Robin stayed diplomatically silent but said making sourdough was much less demanding than his previous career.

“It’s so ancient and there is so much respect for bread,” he said. “What I can’t get over is the amount of respect people have. 

“I was a senior manager in social work and I think I get more kudos now for making the bread than I ever did as a social worker. 

“It’s really important to people and our culture. I’ve had kids round from the local school, teaching them about bread and how to make it.”

He is keeping the secret of his sourdough to himself but said: “I can only make the bread I do now because I have been doing it for 20 years. It takes that long.

“The consistency is really difficult to achieve. You can look at a YouTube video and you might get lucky and make a great loaf the first time but I doubt you’d make a great loaf 10 times on the trot. 

“It’s something you have to judge all the time because we don’t have temperature controls and proving machines like in a professional bakery so you have to change what you are doing throughout the year. 

“Now winter is coming the bread tastes different and every loaf has a  varied flavour, which is what I love about it. You are not just churning out the same thing every day.” 

Robin said his bread didn’t taste like any other in the world because people were imbibing the very essence of Wapping itself.

“When you start learning about yeast you realise that it’s everywhere – pretty much on everything, on us and just flying around. 

“That’s where the name Wapping Sourdough comes from – the flavour of the bread is unique to wherever it’s created. You can’t recreate San Francisco sourdough here because the yeast is latent in the air. Hence why we’re Wapping Sourdough.”

Wapping Sourdough's focaccia
Wapping Sourdough’s focaccia – image Matt Grayson

Robin bakes about 25 loaves (£3.50 for 800g) a day, 50 vegetarian and vegan baguettes (£3) with fillings that include handmade hummus and pesto, focaccia with olive and sundried tomatoes (£3 a slice), 30 cakes and 20 flapjacks (£1.50).

The couple, whose other hobby is performing in panto for their local church St Patrick’s, had a crisis last year when flour supplies dried up during lockdown.

Clare said: “Everyone was going crazy buying supplies and we thought we would be stopped in our tracks. We just couldn’t get any.”

Luckily they managed to get a direct supply from Wright’s Flour and carried on. But Robin said the pandemic saw sales plummet from 150 baguettes a day to nine.

They survived by launching a home delivery and a pizza service but have now stopped those to focus on trading with the van.

Robin said: “Now we’re in the right place at the right time and it’s a really good deal for us. We want to take it forward and try to add to our repertoire.

“It’s got a coffee machine and electricity which opens up a world of opportunity for us. We’ll be starting to do Vagabond Coffee, sourdough melts and who knows what else?  

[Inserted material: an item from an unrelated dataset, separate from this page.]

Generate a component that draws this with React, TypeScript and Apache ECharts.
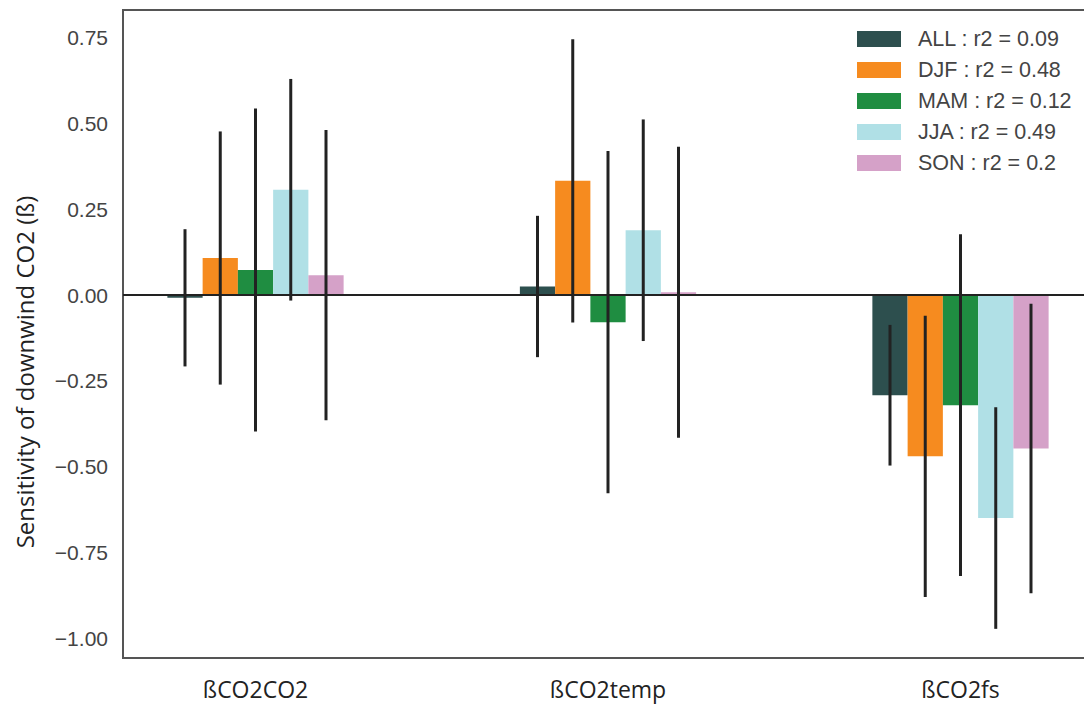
import React, { useEffect, useRef } from "react";
import * as echarts from "echarts";

// Regression coefficients per predictor, one array per season
const categories = ["ßCO2CO2", "ßCO2temp", "ßCO2fs"];
const seasons = ["ALL", "DJF", "MAM", "JJA", "SON"];
const r2Values = ["0.09", "0.48", "0.12", "0.49", "0.2"];

const allValues = [-0.008, 0.025, -0.292];
const djfValues = [0.108, 0.333, -0.47];
const mamValues = [0.073, -0.079, -0.321];
const jjaValues = [0.307, 0.189, -0.65];
const sonValues = [0.058, 0.008, -0.447];

// Half-length of the error bars
const allErrors = [0.2, 0.206, 0.205];
const djfErrors = [0.369, 0.413, 0.41];
const mamErrors = [0.471, 0.499, 0.498];
const jjaErrors = [0.323, 0.323, 0.323];
const sonErrors = [0.423, 0.424, 0.422];

const yTicks = [-1, -0.75, -0.5, -0.25, 0, 0.25, 0.5, 0.75];

const seasonColors = ["#2d4f4e", "#f68b1f", "#1f8d41", "#b0e0e6", "#d5a1c8"];
const seasonValues = [allValues, djfValues, mamValues, jjaValues, sonValues];
const seasonErrors = [allErrors, djfErrors, mamErrors, jjaErrors, sonErrors];

const BAR_W = 0.1;
const X_MIN = -0.3759;
const X_MAX = 2.3759;

function buildOption(): echarts.EChartsOption {
  const barSeries = seasons.map((name, s) => ({
    type: "custom" as const,
    name,
    z: 2,
    itemStyle: { color: seasonColors[s] },
    data: categories.map((_, c) => [c, seasonValues[s][c]]),
    renderItem: (_params: any, api: any) => {
      const cat = api.value(0) as number;
      const v = api.value(1) as number;
      const off = (s - 2) * BAR_W;
      const p0 = api.coord([cat + off - BAR_W / 2, 0]);
      const p1 = api.coord([cat + off + BAR_W / 2, v]);
      return {
        type: "rect",
        shape: {
          x: p0[0],
          y: Math.min(p0[1], p1[1]),
          width: p1[0] - p0[0],
          height: Math.abs(p1[1] - p0[1]),
        },
        style: { fill: seasonColors[s] },
      };
    },
  }));

  const errData: number[][] = [];
  seasons.forEach((_, s) => {
    categories.forEach((_, c) => {
      errData.push([c, s, seasonValues[s][c], seasonErrors[s][c]]);
    });
  });

  const errorSeries = {
    type: "custom" as const,
    name: "errors",
    z: 4,
    silent: true,
    data: errData,
    renderItem: (_params: any, api: any) => {
      const cat = api.value(0) as number;
      const s = api.value(1) as number;
      const v = api.value(2) as number;
      const e = api.value(3) as number;
      const x = cat + (s - 2) * BAR_W;
      const top = api.coord([x, v + e]);
      const bot = api.coord([x, v - e]);
      return {
        type: "line",
        shape: { x1: top[0], y1: top[1], x2: bot[0], y2: bot[1] },
        style: { stroke: "#222222", lineWidth: 3 },
      };
    },
  };

  const zeroLine = {
    type: "line" as const,
    name: "zero",
    z: 3,
    silent: true,
    symbol: "none",
    lineStyle: { color: "#222222", width: 2 },
    data: [
      [X_MIN, 0],
      [X_MAX, 0],
    ],
  };

  return {
    animation: false,
    backgroundColor: "#ffffff",
    grid: {
      left: 123,
      top: 10,
      width: 970,
      height: 648,
      outerBoundsMode: "none",
      containLabel: false,
      show: true,
      borderColor: "#555555",
      borderWidth: 2,
      backgroundColor: "transparent",
    } as any,
    xAxis: {
      type: "value",
      min: X_MIN,
      max: X_MAX,
      axisLine: { show: false },
      axisTick: { show: false },
      splitLine: { show: false },
      axisLabel: {
        customValues: [0, 1, 2],
        formatter: (v: number) => categories[Math.round(v)] ?? "",
        fontFamily: "Open Sans",
        fontSize: 23,
        color: "#222222",
        margin: 19,
      },
    },
    yAxis: {
      type: "value",
      min: -1.058,
      max: 0.831,
      axisLine: { show: false },
      axisTick: { show: false },
      splitLine: { show: false },
      axisLabel: {
        customValues: yTicks,
        formatter: (v: number) =>
          (v < 0 ? "\u2212" : "") + Math.abs(v).toFixed(2),
        fontFamily: "Liberation Sans",
        fontSize: 21,
        color: "#444444",
        margin: 15,
      },
    },
    legend: {
      orient: "vertical",
      left: 857,
      top: 28,
      padding: 0,
      itemWidth: 44,
      itemHeight: 16,
      itemGap: 9,
      icon: "rect",
      data: seasons.map((name, s) => ({
        name,
        itemStyle: { color: seasonColors[s] },
      })),
      formatter: (name: string) => `${name} : r2 = ${r2Values[seasons.indexOf(name)]}`,
      textStyle: {
        fontFamily: "Liberation Sans",
        fontSize: 21.5,
        lineHeight: 21,
        color: "#444444",
        padding: [0, 0, 0, 12],
      },
    },
    graphic: [
      {
        type: "text",
        x: 24,
        y: 372,
        rotation: Math.PI / 2,
        style: {
          text: "Sensitivity of downwind CO2 (ß)",
          fontFamily: "Open Sans",
          fontSize: 24,
          fill: "#222222",
          textAlign: "center",
          textVerticalAlign: "middle",
        },
      },
    ],
    series: [...barSeries, zeroLine, errorSeries] as any,
  };
}

export default function App() {
  const ref = useRef<HTMLDivElement>(null);
  useEffect(() => {
    if (!ref.current) return;
    const chart = echarts.init(ref.current, undefined, { renderer: "svg" });
    chart.setOption(buildOption());
    return () => chart.dispose();
  }, []);
  return (
    <div
      ref={ref}
      style={{
        position: "absolute",
        left: 0,
        top: 0,
        width: 1084,
        height: 707,
        background: "#ffffff",
      }}
    />
  );
}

“I still love that it seems like a really honest transaction. We make something, people give us money for it and we can make a living from that. It is stressful in terms of it being hard, physical work but there isn’t that mental stress behind it. 

“We had the philosophy right from the start that we would only buy equipment once we had earned the money for it rather than paying it back later.”

Clare was previously out in Thomas Moore Square with a gazebo or umbrella and constantly watching the weather forecast.

She said London Dock bosses invited them to take on the van and have made it an easy transition for them.

Bake Off fan Clare hopes it is a step towards an easier life as she dreams of one day owning a shop.

“So far the business has really fitted in with our lifestyle, we could take time off for trips and assemblies, but now the kids are getting older, I would like to have a shop so we get other people who can do our jobs if needed.”

Robin, who reckons he could get a handshake from Paul Hollywood, but prefers Masterchef, said: “I’m quite happy. 

“Even though it’s been a long time I still feel very lucky to be able to do it. We still have two kids at home and I work from home and still get to spend a lot of time with them.”